Quatre autres créateurs de contenus seront jugés la semaine prochaine dans la même affaire, a indiqué le 31 octobre 2024 la radio privée Mosaïque.
Les cinq personnes, trois femmes et deux hommes dont les identités n’ont pas été communiquées, sont poursuivies pour «harcèlement d’autrui, expression intentionnelle d’obscénités et des poses immorales ou contraires aux valeurs sociétales affectant négativement le comportement des jeunes», a ajouté Mosaïque. Ils sont en détention depuis le 28 octobre 2024.
Initiative du ministère de la Justice
L’enquête a été ouverte après la diffusion le 27 octobre 20244 par le ministère de la Justice d’un communiqué appelant les procureurs à «prendre les mesures judiciaires nécessaires et à ouvrir des enquêtes contre toute personne produisant, affichant ou publiant des données, des images et des clips vidéo avec des contenus portant atteinte aux valeurs morales».
Le ministère a dénoncé l’utilisation croissante en Tunisie de réseaux comme Tik Tok et Instagram, pour diffuser des contenus «contraires à la morale publique, utilisant des phrases ou apparaissant dans des situations qui enfreignent les bonnes mœurs ou sont contraires aux valeurs sociétales».
Vastes débats
La décision du ministère a provoqué un vaste débat sur les réseaux sociaux et dans les médias.
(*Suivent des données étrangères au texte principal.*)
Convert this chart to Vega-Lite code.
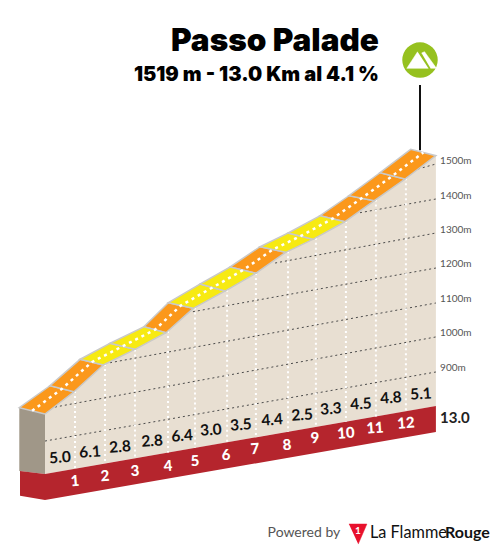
{"$schema":"https://vega.github.io/schema/vega-lite/v6.json","width":495,"height":550,"autosize":{"type":"fit","contains":"padding"},"padding":0,"background":"white","view":{"stroke":null},
"datasets":{
"terrain":[{"km":0,"m":779.9,"base":607},{"km":0.967,"m":844.1,"base":621.5},{"km":1.943,"m":921.1,"base":636.2},{"km":3,"m":966.3,"base":652.1},{"km":4.033,"m":1014.2,"base":667.6},{"km":4.943,"m":1084.5,"base":681.3},{"km":6,"m":1134.3,"base":697.2},{"km":7.023,"m":1185.4,"base":712.6},{"km":8.023,"m":1245.9,"base":727.6},{"km":8.933,"m":1283.3,"base":741.3},{"km":10,"m":1334.1,"base":757.3},{"km":10.977,"m":1394.6,"base":772},{"km":12,"m":1457.1,"base":787.4},{"km":13.03,"m":1524.3,"base":802.8}],
"redband":[{"km":-0.833,"m":615.6,"base":544.4},{"km":0,"m":606.9,"base":532},{"km":13.03,"m":802.9,"base":728}],
"wall":[{"km":-0.857,"m":798,"base":615.6},{"km":0,"m":779.9,"base":606.9}],
"road":[
{"seg":1,"i":1,"km":0,"m":779.9,"cls":"hard"},{"seg":1,"i":2,"km":0.967,"m":844.1,"cls":"hard"},{"seg":1,"i":3,"km":0.167,"m":861.4,"cls":"hard"},{"seg":1,"i":4,"km":-0.857,"m":798,"cls":"hard"},{"seg":1,"i":5,"km":0,"m":779.9,"cls":"hard"},
{"seg":2,"i":1,"km":0.967,"m":844.1,"cls":"hard"},{"seg":2,"i":2,"km":1.943,"m":921.1,"cls":"hard"},{"seg":2,"i":3,"km":1.167,"m":937.5,"cls":"hard"},{"seg":2,"i":4,"km":0.167,"m":861.4,"cls":"hard"},{"seg":2,"i":5,"km":0.967,"m":844.1,"cls":"hard"},
{"seg":3,"i":1,"km":1.943,"m":921.1,"cls":"easy"},{"seg":3,"i":2,"km":3,"m":966.3,"cls":"easy"},{"seg":3,"i":3,"km":2.167,"m":983.6,"cls":"easy"},{"seg":3,"i":4,"km":1.167,"m":937.5,"cls":"easy"},{"seg":3,"i":5,"km":1.943,"m":921.1,"cls":"easy"},
{"seg":4,"i":1,"km":3,"m":966.3,"cls":"easy"},{"seg":4,"i":2,"km":4.033,"m":1014.2,"cls":"easy"},{"seg":4,"i":3,"km":3.3,"m":1031.5,"cls":"easy"},{"seg":4,"i":4,"km":2.167,"m":983.6,"cls":"easy"},{"seg":4,"i":5,"km":3,"m":966.3,"cls":"easy"},
{"seg":5,"i":1,"km":4.033,"m":1014.2,"cls":"hard"},{"seg":5,"i":2,"km":4.943,"m":1084.5,"cls":"hard"},{"seg":5,"i":3,"km":4.11,"m":1100.6,"cls":"hard"},{"seg":5,"i":4,"km":3.3,"m":1031.5,"cls":"hard"},{"seg":5,"i":5,"km":4.033,"m":1014.2,"cls":"hard"},
{"seg":6,"i":1,"km":4.943,"m":1084.5,"cls":"easy"},{"seg":6,"i":2,"km":6,"m":1134.3,"cls":"easy"},{"seg":6,"i":3,"km":5.167,"m":1154.5,"cls":"easy"},{"seg":6,"i":4,"km":4.11,"m":1100.6,"cls":"easy"},{"seg":6,"i":5,"km":4.943,"m":1084.5,"cls":"easy"},
{"seg":7,"i":1,"km":6,"m":1134.3,"cls":"easy"},{"seg":7,"i":2,"km":7.023,"m":1185.4,"cls":"easy"},{"seg":7,"i":3,"km":6.167,"m":1203.5,"cls":"easy"},{"seg":7,"i":4,"km":5.167,"m":1154.5,"cls":"easy"},{"seg":7,"i":5,"km":6,"m":1134.3,"cls":"easy"},
{"seg":8,"i":1,"km":7.023,"m":1185.4,"cls":"hard"},{"seg":8,"i":2,"km":8.023,"m":1245.9,"cls":"hard"},{"seg":8,"i":3,"km":7.167,"m":1262,"cls":"hard"},{"seg":8,"i":4,"km":6.167,"m":1203.5,"cls":"hard"},{"seg":8,"i":5,"km":7.023,"m":1185.4,"cls":"hard"},
{"seg":9,"i":1,"km":8.023,"m":1245.9,"cls":"easy"},{"seg":9,"i":2,"km":8.933,"m":1283.3,"cls":"easy"},{"seg":9,"i":3,"km":8.1,"m":1301.5,"cls":"easy"},{"seg":9,"i":4,"km":7.167,"m":1262,"cls":"easy"},{"seg":9,"i":5,"km":8.023,"m":1245.9,"cls":"easy"},
{"seg":10,"i":1,"km":8.933,"m":1283.3,"cls":"easy"},{"seg":10,"i":2,"km":10,"m":1334.1,"cls":"easy"},{"seg":10,"i":3,"km":9.167,"m":1351.3,"cls":"easy"},{"seg":10,"i":4,"km":8.1,"m":1301.5,"cls":"easy"},{"seg":10,"i":5,"km":8.933,"m":1283.3,"cls":"easy"},
{"seg":11,"i":1,"km":10,"m":1334.1,"cls":"hard"},{"seg":11,"i":2,"km":10.977,"m":1394.6,"cls":"hard"},{"seg":11,"i":3,"km":10.133,"m":1409,"cls":"hard"},{"seg":11,"i":4,"km":9.167,"m":1351.3,"cls":"hard"},{"seg":11,"i":5,"km":10,"m":1334.1,"cls":"hard"},
{"seg":12,"i":1,"km":10.977,"m":1394.6,"cls":"hard"},{"seg":12,"i":2,"km":12,"m":1457.1,"cls":"hard"},{"seg":12,"i":3,"km":11.167,"m":1475.3,"cls":"hard"},{"seg":12,"i":4,"km":10.133,"m":1409,"cls":"hard"},{"seg":12,"i":5,"km":10.977,"m":1394.6,"cls":"hard"},
{"seg":13,"i":1,"km":12,"m":1457.1,"cls":"hard"},{"seg":13,"i":2,"km":13.03,"m":1524.3,"cls":"hard"},{"seg":13,"i":3,"km":12.19,"m":1542.7,"cls":"hard"},{"seg":13,"i":4,"km":11.167,"m":1475.3,"cls":"hard"},{"seg":13,"i":5,"km":12,"m":1457.1,"cls":"hard"}],
"mid":[{"km":-0.43,"m":789},{"km":0.567,"m":852.8},{"km":1.555,"m":929.3},{"km":2.583,"m":975},{"km":3.667,"m":1022.9},{"km":4.527,"m":1092.6},{"km":5.583,"m":1144.4},{"km":6.595,"m":1194.5},{"km":7.595,"m":1254},{"km":8.517,"m":1292.4},{"km":9.583,"m":1342.7},{"km":10.555,"m":1401.8},{"km":11.583,"m":1466.2},{"km":12.61,"m":1533.5}],
"grid":[{"g":900,"km":0,"m":702},{"g":900,"km":13.03,"m":901},{"g":1000,"km":0.333,"m":800},{"g":1000,"km":13.03,"m":1002},{"g":1100,"km":2.167,"m":927.7},{"g":1100,"km":13.03,"m":1099.8},{"g":1200,"km":4.93,"m":1074.7},{"g":1200,"km":13.03,"m":1200.6},{"g":1300,"km":7.67,"m":1215},{"g":1300,"km":13.03,"m":1301.5},{"g":1400,"km":10.5,"m":1360},{"g":1400,"km":13.03,"m":1399.5},{"g":1500,"km":12.433,"m":1486},{"g":1500,"km":13.03,"m":1500.4}],
"ticks":[{"km":1,"m":846,"base":622},{"km":2,"m":924,"base":637},{"km":3,"m":966,"base":652},{"km":4.1,"m":1019,"base":669},{"km":5,"m":1087,"base":682},{"km":6.07,"m":1138,"base":698},{"km":7.03,"m":1186,"base":713},{"km":8.1,"m":1249,"base":729},{"km":9.03,"m":1288,"base":743},{"km":10.03,"m":1336,"base":758},{"km":11.03,"m":1398,"base":773},{"km":12.03,"m":1459,"base":788}],
"grades":[{"km":0.5,"m":653.9,"t":"5.0"},{"km":1.5,"m":670.3,"t":"6.1"},{"km":2.5,"m":684.8,"t":"2.8"},{"km":3.57,"m":702,"t":"2.8"},{"km":4.57,"m":716.6,"t":"6.4"},{"km":5.53,"m":733.7,"t":"3.0"},{"km":6.53,"m":748.2,"t":"3.5"},{"km":7.57,"m":762.6,"t":"4.4"},{"km":8.57,"m":777,"t":"2.5"},{"km":9.53,"m":794.3,"t":"3.3"},{"km":10.53,"m":808.7,"t":"4.5"},{"km":11.53,"m":826,"t":"4.8"},{"km":12.53,"m":837.5,"t":"5.1"}],
"kms":[{"km":1,"m":586.8,"t":"1"},{"km":2,"m":601.2,"t":"2"},{"km":3,"m":615.6,"t":"3"},{"km":4.1,"m":630,"t":"4"},{"km":5,"m":644.4,"t":"5"},{"km":6.03,"m":661.7,"t":"6"},{"km":7,"m":679,"t":"7"},{"km":8.07,"m":690.5,"t":"8"},{"km":9,"m":710.7,"t":"9"},{"km":10.03,"m":725,"t":"10"},{"km":11,"m":739.5,"t":"11"},{"km":12.03,"m":753.9,"t":"12"}],
"elev":[{"km":13.17,"m":1509,"t":"1500m"},{"km":13.17,"m":1408,"t":"1400m"},{"km":13.17,"m":1310,"t":"1300m"},{"km":13.17,"m":1212,"t":"1200m"},{"km":13.17,"m":1111,"t":"1100m"},{"km":13.17,"m":1013,"t":"1000m"},{"km":13.17,"m":912,"t":"900m"}],
"icon":[{"p":"a","i":1,"km":12.42,"m":1824},{"p":"a","i":2,"km":12.06,"m":1776},{"p":"a","i":3,"km":12.78,"m":1776},{"p":"b","i":1,"km":12.55,"m":1820},{"p":"b","i":2,"km":12.65,"m":1824},{"p":"b","i":3,"km":13.05,"m":1776},{"p":"b","i":4,"km":12.85,"m":1776}],
"logo":[{"km":10.13,"m":462.8,"i":1},{"km":10.73,"m":462.8,"i":2},{"km":10.44,"m":405,"i":3}]
},
"encoding":{"x":{"field":"km","type":"quantitative","scale":{"domain":[-1.5,15]},"axis":null},"y":{"field":"m","type":"quantitative","scale":{"domain":[388,1973]},"axis":null}},
"layer":[
{"data":{"name":"terrain"},"mark":{"type":"area","color":"#e8dfd2"},"encoding":{"y2":{"field":"base"}}},
{"data":{"name":"wall"},"mark":{"type":"area","color":"#a09788"},"encoding":{"y2":{"field":"base"}}},
{"data":{"name":"redband"},"mark":{"type":"area","color":"#b5252d"},"encoding":{"y2":{"field":"base"}}},
{"data":{"name":"grid"},"mark":{"type":"line","color":"#4a4a4a","strokeWidth":1,"strokeDash":[2,3]},"encoding":{"detail":{"field":"g"}}},
{"data":{"name":"ticks"},"mark":{"type":"rule","color":"#ffffff","strokeWidth":2,"strokeDash":[2,3]},"encoding":{"y2":{"field":"base"}}},
{"data":{"name":"road"},"transform":[{"filter":"datum.cls=='hard'"}],"mark":{"type":"line","fill":"#fb981b","stroke":"#c9c9c9","strokeWidth":1.5},"encoding":{"detail":{"field":"seg"},"order":{"field":"i"}}},
{"data":{"name":"road"},"transform":[{"filter":"datum.cls=='easy'"}],"mark":{"type":"line","fill":"#f7ea12","stroke":"#c9c9c9","strokeWidth":1.5},"encoding":{"detail":{"field":"seg"},"order":{"field":"i"}}},
{"data":{"name":"mid"},"mark":{"type":"line","color":"#ffffff","strokeWidth":2.5,"strokeDash":[3,4]}},
{"data":{"values":[{"km":12.5,"m":1728,"base":1540}]},"mark":{"type":"rule","color":"#111111","strokeWidth":2},"encoding":{"y2":{"field":"base"}}},
{"data":{"values":[{"km":12.5,"m":1800}]},"mark":{"type":"point","filled":true,"opacity":1,"color":"#96c11f","size":1257,"shape":"circle"}},
{"data":{"name":"icon"},"mark":{"type":"line","fill":"#ffffff","stroke":"#ffffff","strokeWidth":0.5},"encoding":{"detail":{"field":"p"},"order":{"field":"i"}}},
{"data":{"name":"grades"},"mark":{"type":"text","font":"Lato","fontWeight":700,"fontSize":15.5,"color":"#111111","angle":356,"baseline":"middle"},"encoding":{"text":{"field":"t"}}},
{"data":{"name":"kms"},"mark":{"type":"text","font":"Lato","fontWeight":900,"fontSize":15,"color":"#ffffff","angle":356,"baseline":"middle"},"encoding":{"text":{"field":"t"}}},
{"data":{"name":"elev"},"mark":{"type":"text","font":"Lato","fontWeight":400,"fontSize":10,"color":"#555555","align":"left","baseline":"middle"},"encoding":{"text":{"field":"t"}}},
{"data":{"values":[{"km":13.17,"m":768,"t":"13.0"}]},"mark":{"type":"text","font":"Lato","fontWeight":700,"fontSize":15,"color":"#222222","align":"left","baseline":"middle"},"encoding":{"text":{"field":"t"}}},
{"data":{"values":[{"km":11.13,"m":1853,"t":"Passo Palade"}]},"mark":{"type":"text","font":"Inter","fontWeight":900,"fontSize":31.5,"color":"#000000","align":"right","baseline":"middle"},"encoding":{"text":{"field":"t"}}},
{"data":{"values":[{"km":11.13,"m":1757,"t":"1519 m - 13.0 Km al 4.1 %"}]},"mark":{"type":"text","font":"Inter","fontWeight":900,"fontSize":20,"color":"#000000","align":"right","baseline":"middle"},"encoding":{"text":{"field":"t"}}},
{"data":{"values":[{"km":7.42,"m":437,"t":"Powered by"}]},"mark":{"type":"text","font":"Lato","fontWeight":400,"fontSize":14,"color":"#555555","align":"left","baseline":"middle"},"encoding":{"text":{"field":"t"}}},
{"data":{"name":"logo"},"mark":{"type":"line","fill":"#e8112d","stroke":"#e8112d","strokeWidth":0.5},"encoding":{"order":{"field":"i"}}},
{"data":{"values":[{"km":10.43,"m":443,"t":"1"}]},"mark":{"type":"text","font":"Lato","fontWeight":700,"fontSize":10,"color":"#ffffff","baseline":"middle"},"encoding":{"text":{"field":"t"}}},
{"data":{"values":[{"km":10.83,"m":437,"t":"La Flamme"}]},"mark":{"type":"text","font":"Lato","fontWeight":400,"fontSize":16.3,"color":"#111111","align":"left","baseline":"middle"},"encoding":{"text":{"field":"t"}}},
{"data":{"values":[{"km":14.83,"m":437,"t":"Rouge"}]},"mark":{"type":"text","font":"Lato","fontWeight":700,"fontSize":16,"color":"#111111","align":"right","baseline":"middle"},"encoding":{"text":{"field":"t"}}}
]}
Des internautes dénoncent un excès de propos grossiers et d’images obscènes et s’opposent à d’autres qui entrevoient une nouvelle «restriction des libertés».
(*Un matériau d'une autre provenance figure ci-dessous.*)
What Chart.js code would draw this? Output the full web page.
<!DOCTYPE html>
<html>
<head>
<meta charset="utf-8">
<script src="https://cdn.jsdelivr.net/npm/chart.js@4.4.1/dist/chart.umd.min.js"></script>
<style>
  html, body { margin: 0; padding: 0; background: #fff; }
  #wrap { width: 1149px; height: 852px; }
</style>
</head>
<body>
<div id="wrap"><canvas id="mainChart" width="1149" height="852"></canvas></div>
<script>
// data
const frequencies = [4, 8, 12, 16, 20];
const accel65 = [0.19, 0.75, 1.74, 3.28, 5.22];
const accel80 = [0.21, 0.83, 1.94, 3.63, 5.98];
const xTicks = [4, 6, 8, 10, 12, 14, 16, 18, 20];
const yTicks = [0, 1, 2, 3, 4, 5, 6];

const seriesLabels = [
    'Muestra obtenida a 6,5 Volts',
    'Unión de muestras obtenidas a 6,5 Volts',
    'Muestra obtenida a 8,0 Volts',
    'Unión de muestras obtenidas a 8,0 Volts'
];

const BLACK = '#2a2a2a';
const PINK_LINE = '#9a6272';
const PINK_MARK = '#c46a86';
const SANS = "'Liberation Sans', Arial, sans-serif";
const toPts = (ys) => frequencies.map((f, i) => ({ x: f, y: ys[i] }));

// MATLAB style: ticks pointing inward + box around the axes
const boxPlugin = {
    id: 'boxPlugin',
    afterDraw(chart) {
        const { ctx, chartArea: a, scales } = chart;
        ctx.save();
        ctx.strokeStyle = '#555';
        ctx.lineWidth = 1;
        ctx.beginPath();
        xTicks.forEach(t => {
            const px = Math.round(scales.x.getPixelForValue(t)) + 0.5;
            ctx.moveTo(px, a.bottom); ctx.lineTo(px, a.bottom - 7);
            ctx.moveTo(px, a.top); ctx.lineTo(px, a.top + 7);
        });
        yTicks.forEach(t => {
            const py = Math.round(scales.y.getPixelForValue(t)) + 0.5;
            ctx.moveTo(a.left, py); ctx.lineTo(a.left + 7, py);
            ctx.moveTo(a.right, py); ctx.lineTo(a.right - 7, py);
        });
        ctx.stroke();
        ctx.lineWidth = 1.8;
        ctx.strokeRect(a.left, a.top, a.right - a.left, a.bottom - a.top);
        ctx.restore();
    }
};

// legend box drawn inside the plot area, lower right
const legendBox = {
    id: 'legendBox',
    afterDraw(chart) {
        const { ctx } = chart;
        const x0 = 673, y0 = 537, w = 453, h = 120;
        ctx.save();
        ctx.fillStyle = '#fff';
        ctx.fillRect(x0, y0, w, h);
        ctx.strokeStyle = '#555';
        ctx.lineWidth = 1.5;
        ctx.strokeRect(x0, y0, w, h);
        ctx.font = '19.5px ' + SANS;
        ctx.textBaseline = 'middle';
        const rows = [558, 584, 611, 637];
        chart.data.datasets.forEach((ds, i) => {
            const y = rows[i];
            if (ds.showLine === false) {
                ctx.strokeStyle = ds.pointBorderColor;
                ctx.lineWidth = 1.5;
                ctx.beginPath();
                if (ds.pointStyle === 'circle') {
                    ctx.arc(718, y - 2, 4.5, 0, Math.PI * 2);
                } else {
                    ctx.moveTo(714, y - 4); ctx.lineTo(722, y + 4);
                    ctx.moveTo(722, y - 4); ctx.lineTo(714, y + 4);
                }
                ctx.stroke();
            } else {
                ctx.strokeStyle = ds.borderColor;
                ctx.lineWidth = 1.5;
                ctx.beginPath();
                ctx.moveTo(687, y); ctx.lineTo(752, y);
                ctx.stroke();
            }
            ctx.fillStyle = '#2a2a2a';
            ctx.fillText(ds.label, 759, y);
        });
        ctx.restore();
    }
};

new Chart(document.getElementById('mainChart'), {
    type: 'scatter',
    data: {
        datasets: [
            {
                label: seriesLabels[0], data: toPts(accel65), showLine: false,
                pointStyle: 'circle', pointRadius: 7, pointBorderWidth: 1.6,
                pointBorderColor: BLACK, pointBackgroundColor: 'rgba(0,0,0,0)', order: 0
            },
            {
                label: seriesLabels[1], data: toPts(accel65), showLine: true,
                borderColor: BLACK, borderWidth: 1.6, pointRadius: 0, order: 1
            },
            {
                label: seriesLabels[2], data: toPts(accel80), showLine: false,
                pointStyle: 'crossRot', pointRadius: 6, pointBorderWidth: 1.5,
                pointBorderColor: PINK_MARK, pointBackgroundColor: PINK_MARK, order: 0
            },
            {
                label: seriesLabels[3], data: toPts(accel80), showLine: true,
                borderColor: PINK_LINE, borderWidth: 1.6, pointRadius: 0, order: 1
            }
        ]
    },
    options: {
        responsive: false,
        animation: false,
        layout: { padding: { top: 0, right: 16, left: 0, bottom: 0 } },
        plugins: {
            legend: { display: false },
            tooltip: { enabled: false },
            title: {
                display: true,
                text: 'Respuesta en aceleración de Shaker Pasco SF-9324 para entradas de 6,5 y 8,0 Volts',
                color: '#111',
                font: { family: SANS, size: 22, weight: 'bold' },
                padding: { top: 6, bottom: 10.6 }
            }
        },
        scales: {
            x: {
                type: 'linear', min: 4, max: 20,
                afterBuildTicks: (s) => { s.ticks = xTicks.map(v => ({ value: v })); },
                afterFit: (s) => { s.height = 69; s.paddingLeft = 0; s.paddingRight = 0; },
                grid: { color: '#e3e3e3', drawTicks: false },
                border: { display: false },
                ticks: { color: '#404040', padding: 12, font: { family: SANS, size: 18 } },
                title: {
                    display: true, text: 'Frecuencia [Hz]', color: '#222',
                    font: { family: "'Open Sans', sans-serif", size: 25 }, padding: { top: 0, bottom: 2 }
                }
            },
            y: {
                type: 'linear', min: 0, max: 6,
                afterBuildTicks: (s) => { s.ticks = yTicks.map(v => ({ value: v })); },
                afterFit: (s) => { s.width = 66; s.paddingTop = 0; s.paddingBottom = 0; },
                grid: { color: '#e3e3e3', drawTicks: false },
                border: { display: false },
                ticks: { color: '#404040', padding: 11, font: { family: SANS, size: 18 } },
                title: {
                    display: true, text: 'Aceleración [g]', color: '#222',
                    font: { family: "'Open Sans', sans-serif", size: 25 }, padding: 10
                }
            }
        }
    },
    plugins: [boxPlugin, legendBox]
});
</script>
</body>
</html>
Le magazine d’information en ligne «Nawaat» a consacré un article au sujet sous le titre: «Les bonnes moeurs, nouvel alibi à la répression», estimant qu’il s’agit d’un concept «flou».
«Des comportements banals sous d’autres cieux pourraient être considérés en Tunisie comme des actes blasphématoires envers les valeurs de la société», souligne Nawaat, en citant l’exemple d’un couple s’embrassant sur la bouche dans la rue.
«Dérives liberticides»
Le magazine, très critique du pouvoir, estime aussi que «ces arrestations interviennent dans un climat marqué par des dérives liberticides».
«Après le démantèlement méthodique du pouvoir judiciaire, les poursuites engagées contre des opposants et journalistes, la répression de la société civile, ce sont désormais les personnes influentes sur les réseaux sociaux, indépendamment de la qualité des contenus qu’elles proposent, qui sont dans la ligne de mire du régime», estime Nawaat.
L’opposition et la société civile dénoncent depuis trois ans une «dérive autoritaire» du président Kaïs Saied, réélu le 6 octobre à une majorité écrasante (90,7%) mais avec un très faible taux de participation (moins de 30%).